To characterise BCR::ABL1-like (Ph-like) patients in the TARGET cohort, we performed an unsupervised hierarchical cluster analysis based on the expression of target genes associated with primary molecular ALL subgroups, including BCR::ABL1 (Ph +), ETV6::RUNX1, hyperdiploidy, KMT2A-r, and TCF3::PBX1. The gene list was obtained from previous studies18,19. Some of TARGET samples were already characterised as non-Ph-like (n = 35) or Ph-like (n = 10) ALL cases using Predictive Analysis of Microarrays (PAM) as previously described9,20. To identify other Ph-like ALL cases, we evaluated the expression of eight genes strongly associated with the BCR::ABL1 (Ph+) ALL signature, i.e. JCHAIN (a.k.a. IGJ), SPATS2L, CA6, NRXN3, MUC4, CRLF2, ADGRF1 (a.k.a. GPR110), BMPR1B19. We also evaluated the gene expression profile associated with ETV6::RUNX1 (FUCA1, PTP4A3, CRMP1, EPOR, TCFL5, TNS1, TUSC3, BIRC7, KCNN1, and CLIC5), Hyperdiploidy (IL1B, PLP2, SH3BP5, HNRNPH2, MSN, ATP6AP2), KMT2A-r (HOXA9, MEIS1, MBNL1, KLRK1) and TCF3::PBX1 (FAT1, TRIB2, and ADARB1) to classify non-Ph-like ALL cases. These gene signatures were determined based on their overexpression profiles. The data standardisation process included a log2(x + 1) transformation of each gene expression value (TPM), followed by scaling (z-score normalisation). Genes were then hierarchically clustered using distance as 1-cor, being ‘cor’ the Pearson correlation coefficient, implemented through the stats CRAN R package v4.3.0. The unsupervised hierarchical clustering of samples was performed using Euclidean distance by the ‘pheatmap’ CRAN R package v1.0.1218. The number of clusters was determined based on visual inspection of the dendrogram, ensuring that the resulting groups captured distinct expression patterns relevant to the analysis. The clusters were refined using the ‘cutree’ parameter of the ‘pheatmap’ function. Therefore, we classified B-ALL patients as follows: i) Ph-like ALL if they clustered with groups associated with the Ph + gene signature but lacked the Ph + translocation (BCR::ABL1); and ii) non-Ph-like ALL if they clustered with groups associated with other B-ALL subtypes.

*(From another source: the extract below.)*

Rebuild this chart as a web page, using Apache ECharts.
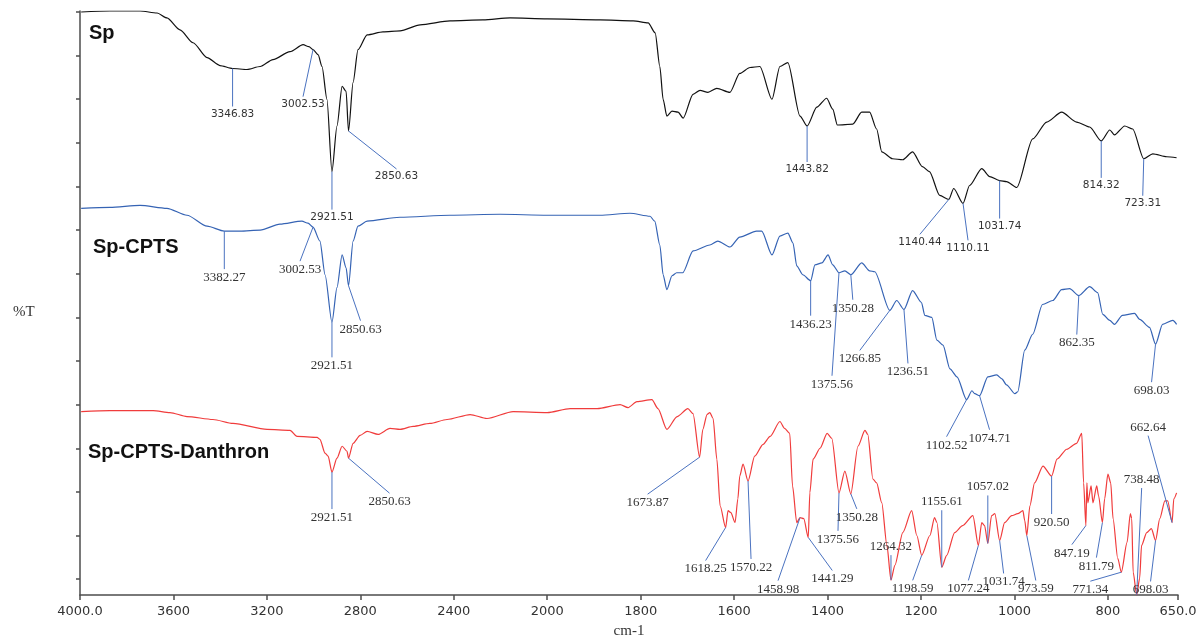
<!DOCTYPE html>
<html>
<head>
<meta charset="utf-8">
<title>FTIR spectra</title>
<script src="https://cdn.jsdelivr.net/npm/echarts@6/dist/echarts.min.js"></script>
<style>
  html, body { margin: 0; padding: 0; background: #fff; }
  #chart { width: 1203px; height: 644px; }
</style>
</head>
<body>
<div id="chart"></div>
<script>
// Spectra: [wavenumber (cm-1), stacked %T in plot units]
const spTrace = [[3995,588],[3872,589],[3743,589],[3670,587],[3628,582],[3572,570],[3516,557],[3456,542],[3401,534],[3346.83,531],[3285,530],[3229,533],[3174,540],[3101,548],[3045,555],[3020,553],[3002.53,550],[2981,545],[2964,533],[2943,500],[2921.51,427],[2900,473],[2878,513],[2861,508],[2850.63,468],[2831,517],[2810,550],[2771,565],[2703,568],[2630,569],[2544,575],[2416,579],[2275,580],[2159,582],[2000,581],[1887,580],[1816,579],[1784,577],[1769,567],[1759,533],[1752,500],[1744,483],[1733,488],[1720,487],[1709,481],[1688,505],[1673,509],[1656,507],[1637,511],[1609,507],[1588,526],[1566,532],[1545,533],[1519,500],[1502,533],[1485,537],[1459,483],[1443.82,473],[1423,492],[1402,501],[1389,490],[1379,474],[1346,475],[1327,487],[1310,487],[1295,470],[1284,447],[1261,440],[1239,439],[1218,447],[1197,432],[1182,427],[1160,403],[1140.44,399],[1130,410],[1110.11,395],[1096,413],[1070,430],[1053,422],[1031.74,418],[1017,417],[995,411],[961,460],[931,477],[899,487],[867,477],[839,472],[814.32,458],[796,469],[786,464],[764,473],[747,470],[723.31,440],[704,445],[674,442],[653,441]];

const spCptsTrace = [[3995,390],[3872,391],[3743,393],[3628,390],[3542,383],[3456,372],[3382.27,367],[3315,367],[3229,368],[3144,374],[3050,377],[3024,375],[3002.53,371],[2973,357],[2951,323],[2921.51,275],[2900,310],[2878,343],[2861,330],[2850.63,312],[2831,357],[2810,372],[2771,377],[2630,381],[2416,383],[2202,384],[2000,383],[1887,383],[1823,385],[1780,382],[1770,377],[1759,353],[1752,323],[1744,308],[1733,322],[1723,325],[1710,325],[1688,347],[1652,353],[1635,357],[1609,351],[1588,361],[1552,367],[1541,367],[1519,343],[1502,362],[1485,365],[1474,355],[1466,332],[1453,323],[1436.23,317],[1427,333],[1412,335],[1399,343],[1389,333],[1375.56,325],[1363,327],[1350.28,323],[1327,335],[1310,327],[1299,326],[1266.85,287],[1252,297],[1236.51,288],[1218,307],[1199,295],[1192,282],[1177,280],[1166,257],[1153,252],[1138,228],[1123,220],[1102.52,197],[1091,206],[1085,203],[1074.71,201],[1057,220],[1038,222],[1027,218],[1017,212],[999,203],[993,205],[978,247],[961,263],[940,293],[918,297],[899,308],[882,309],[862.35,302],[839,311],[822,305],[811,283],[796,277],[786,273],[769,282],[743,284],[732,278],[711,270],[698.03,253],[683,273],[661,277],[653,273]];

const danthronTrace = [[3995,185],[3872,186],[3687,186],[3615,184],[3542,180],[3431,177],[3345,173],[3199,167],[3101,166],[3071,160],[2985,159],[2973,157],[2951,143],[2938,140],[2921.51,124],[2900,138],[2878,150],[2857,145],[2850.63,138],[2831,153],[2801,161],[2771,165],[2724,162],[2673,168],[2630,167],[2574,170],[2502,173],[2429,177],[2330,182],[2258,178],[2146,185],[2000,184],[1951,188],[1893,188],[1844,192],[1827,189],[1808,195],[1776,197],[1763,188],[1744,167],[1722,180],[1699,188],[1688,183],[1673.87,139],[1667,167],[1658,182],[1652,184],[1645,178],[1637,137],[1630,90],[1618.25,68],[1613,85],[1607,83],[1598,73],[1592,97],[1588,120],[1581,132],[1570.22,115],[1556,140],[1538,152],[1523,160],[1502,175],[1492,168],[1481,163],[1475,110],[1466,73],[1458.98,78],[1451,77],[1441.29,58],[1438,103],[1431,137],[1416,148],[1401,163],[1391,158],[1375.56,103],[1363,125],[1350.28,102],[1335,150],[1320,166],[1314,162],[1303,117],[1295,113],[1284,93],[1273,50],[1264.32,15],[1256,30],[1239,63],[1220,85],[1209,60],[1198.59,40],[1181,60],[1171,78],[1166,73],[1155.61,28],[1145,40],[1128,63],[1111,70],[1089,80],[1077.24,50],[1070,73],[1064,70],[1057.02,52],[1049,80],[1042,82],[1031.74,55],[1021,73],[1006,80],[993,82],[982,85],[978,75],[973.59,60],[967,90],[957,113],[939,130],[920.50,120],[909,137],[888,147],[867,153],[856,163],[852,113],[847.19,70],[845,113],[843,93],[836,110],[832,93],[824,110],[820,100],[811.79,73],[807,97],[800,122],[794,113],[789,77],[779,37],[771.34,23],[759,53],[752,82],[749,77],[746,23],[738.48,0],[732,17],[728,50],[717,63],[707,67],[698.03,55],[689,77],[678,95],[672,95],[662.64,73],[659,97],[653,103]];

// Labelled band positions (cm-1)
const spPeaks = [3346.83, 3002.53, 2921.51, 2850.63, 1443.82, 1140.44, 1110.11, 1031.74, 814.32, 723.31];
const spCptsPeaks = [3382.27, 3002.53, 2921.51, 2850.63, 1436.23, 1375.56, 1350.28, 1266.85, 1236.51, 1102.52, 1074.71, 862.35, 698.03];
const danthronPeaks = [2921.51, 2850.63, 1673.87, 1618.25, 1570.22, 1458.98, 1441.29, 1375.56, 1350.28, 1264.32, 1198.59, 1155.61, 1077.24, 1057.02, 1031.74, 973.59, 920.50, 847.19, 811.79, 771.34, 738.48, 698.03, 662.64];

// Axis tick marks (cm-1)
const xTickWavenumbers = [4000, 3600, 3200, 2800, 2400, 2000, 1800, 1600, 1400, 1200, 1000, 800, 650];

const traceNames = ['Sp', 'Sp-CPTS', 'Sp-CPTS-Danthron'];

// Leader-line displacement (px) from each band to its label
const spLeader = [[0,38],[-10,47],[0,38],[48,38],[0,36],[-29,35],[5,37],[0,38],[0,37],[-1,37]];
const spCptsLeader = [[0,38],[-13,34],[0,35],[12,35],[0,35],[-7,103],[2,25],[-30,40],[4,54],[-20,37],[10,34],[-2,39],[-4,38]];
const danthronLeader = [[0,37],[41,35],[-52,37],[-20,33],[3,78],[-22,63],[24,33],[-1,38],[6,15],[0,-25],[-9,25],[0,-57],[-10,35],[0,-48],[4,33],[9,45],[0,38],[-14,19],[-6,35],[-31,9],[5,-107],[-5,41],[-24,-87]];

// The wavenumber axis is drawn at double scale below 2000 cm-1
function toAxis(wn) {
  return wn >= 2000 ? 4000 - wn : 2000 + (2000 - wn) * 2;
}
function fromAxis(p) {
  return p <= 2000 ? 4000 - p : 2000 - (p - 2000) / 2;
}

function lineData(trace) {
  return trace.map(([wn, v]) => [toAxis(wn), v]);
}

function peakData(trace, peaks) {
  return peaks.map(wn => {
    const pt = trace.find(d => d[0] === wn);
    return [toAxis(wn), pt[1], wn];
  });
}

function peakSeries(trace, peaks, leader, font) {
  return {
    type: 'custom',
    coordinateSystem: 'cartesian2d',
    data: peakData(trace, peaks),
    encode: { x: 0, y: 1 },
    clip: false,
    silent: true,
    z: 5,
    renderItem: function (params, api) {
      const pt = api.coord([api.value(0), api.value(1)]);
      const off = leader[params.dataIndex];
      const ex = pt[0] + off[0];
      const ey = pt[1] + off[1];
      const below = off[1] > 0;
      return {
        type: 'group',
        children: [
          {
            type: 'line',
            shape: { x1: pt[0], y1: pt[1], x2: ex, y2: ey },
            style: { stroke: '#4a72c0', lineWidth: 1 }
          },
          {
            type: 'text',
            x: ex,
            y: below ? ey + 2 : ey - 2,
            style: {
              text: api.value(2).toFixed(2),
              font: font,
              fill: '#333',
              align: 'center',
              verticalAlign: below ? 'top' : 'bottom'
            }
          }
        ]
      };
    }
  };
}

const xTicks = xTickWavenumbers.map(toAxis);
const yTicks = [16, 60, 104, 148, 192, 236, 280, 324, 368, 412, 456, 500, 544, 588];

const chart = echarts.init(document.getElementById('chart'), null, { renderer: 'canvas' });

const lineBase = {
  type: 'line',
  showSymbol: false,
  silent: true,
  smooth: 0.25,
  smoothMonotone: 'x',
  z: 3
};

chart.setOption({
  animation: false,
  backgroundColor: '#ffffff',
  grid: { left: 80, right: 25, top: 11, bottom: 44 },
  xAxis: {
    type: 'value',
    min: 0,
    max: 4700,
    name: 'cm-1',
    nameLocation: 'middle',
    nameGap: 29,
    nameTextStyle: { fontFamily: 'Liberation Serif', fontSize: 15, color: '#333' },
    axisLine: { onZero: false, lineStyle: { color: '#4d4d4d', width: 1.5 } },
    axisTick: { customValues: xTicks, length: 5, lineStyle: { color: '#4d4d4d', width: 1.5 } },
    axisLabel: {
      customValues: xTicks,
      margin: 10,
      fontFamily: 'DejaVu Sans',
      fontSize: 13,
      color: '#333',
      formatter: function (p) {
        const wn = Math.round(fromAxis(p));
        return (wn === 4000 || wn === 650) ? wn.toFixed(1) : String(wn);
      }
    },
    splitLine: { show: false }
  },
  yAxis: {
    type: 'value',
    min: 0,
    max: 589,
    axisLine: { show: true, lineStyle: { color: '#4d4d4d', width: 1.5 } },
    axisTick: { show: true, customValues: yTicks, length: 4, lineStyle: { color: '#4d4d4d', width: 1.5 } },
    axisLabel: { show: false },
    splitLine: { show: false }
  },
  graphic: [
    { type: 'text', left: 13, top: 305, style: { text: '%T', font: '15px "Liberation Serif"', fill: '#333' } },
    { type: 'text', x: 89, y: 33, style: { text: traceNames[0], font: 'bold 20px "Liberation Sans"', fill: '#111', verticalAlign: 'middle' } },
    { type: 'text', x: 93, y: 247, style: { text: traceNames[1], font: 'bold 20px "Liberation Sans"', fill: '#111', verticalAlign: 'middle' } },
    { type: 'text', x: 88, y: 452, style: { text: traceNames[2], font: 'bold 20px "Liberation Sans"', fill: '#111', verticalAlign: 'middle' } }
  ],
  series: [
    Object.assign({}, lineBase, { name: traceNames[0], data: lineData(spTrace), lineStyle: { color: '#111111', width: 1.2 } }),
    Object.assign({}, lineBase, { name: traceNames[1], data: lineData(spCptsTrace), lineStyle: { color: '#3563b4', width: 1.2 } }),
    Object.assign({}, lineBase, { name: traceNames[2], data: lineData(danthronTrace), lineStyle: { color: '#f03c3c', width: 1.2 } }),
    peakSeries(spTrace, spPeaks, spLeader, '10.5px "DejaVu Sans"'),
    peakSeries(spCptsTrace, spCptsPeaks, spCptsLeader, '13px "Liberation Serif"'),
    peakSeries(danthronTrace, danthronPeaks, danthronLeader, '13px "Liberation Serif"')
  ]
});
</script>
</body>
</html>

To characterise Ph-like patients in the validation cohort, B-other ALL patients were screened by fluorescence in situ hybridisation (FISH) for the detection of rearrangements associated with Ph-like-ALL, including CRLF2, ABL1, ABL2, JAK2, and IGH (ZytoVision), as well as PDGFRB, CSF1R and EPOR genes (Cytocell) using commercial break-apart FISH probes21. Both probe hybridisation and fluorescence signal detection were performed according to the manufacturer’s recommendations. Samples harbouring any of these gene rearrangements were considered Ph-like positive. Additionally, patients with available CRLF2 expression data from RT-qPCR were categorised into quartiles based on fold change values, with samples in the fourth quartile comprising the CRLF2-high subgroup and the remaining samples categorised as CRLF2-low. Therefore, B-other ALL patients showing CRLF2 overexpression were also considered Ph-like positive, even in the absence of one of the rearrangements mentioned above.

Statistical analysis

The Relative Risk (RR) Wald Test was used to evaluate the significance of the association between the GATA3 SNP risk allele (rs3824662) and BCR::ABL1-like (Ph-like) B-ALL. This analysis was achieved using the DescTools CRAN R package version 0.99.50. To investigate the association between genes and eRNAs, a correlation matrix was computed. The expression values underwent a log2(x + 1) transformation and the Pearson correlation coefficients with p-values were calculated using the Hmisc CRAN R package version 5.1–0. Boxplots were created using the ggplot2 CRAN R package v3.4.3. The Wilcoxon test was employed to compare gene, isoform and eRNA expressions between two groups at a time, with p-values computed using ggpurb CRAN R package v0.6.0. All analyses were conducted using R version 4.3.0 and p-values ≤ 0.05 were considered statistically significant.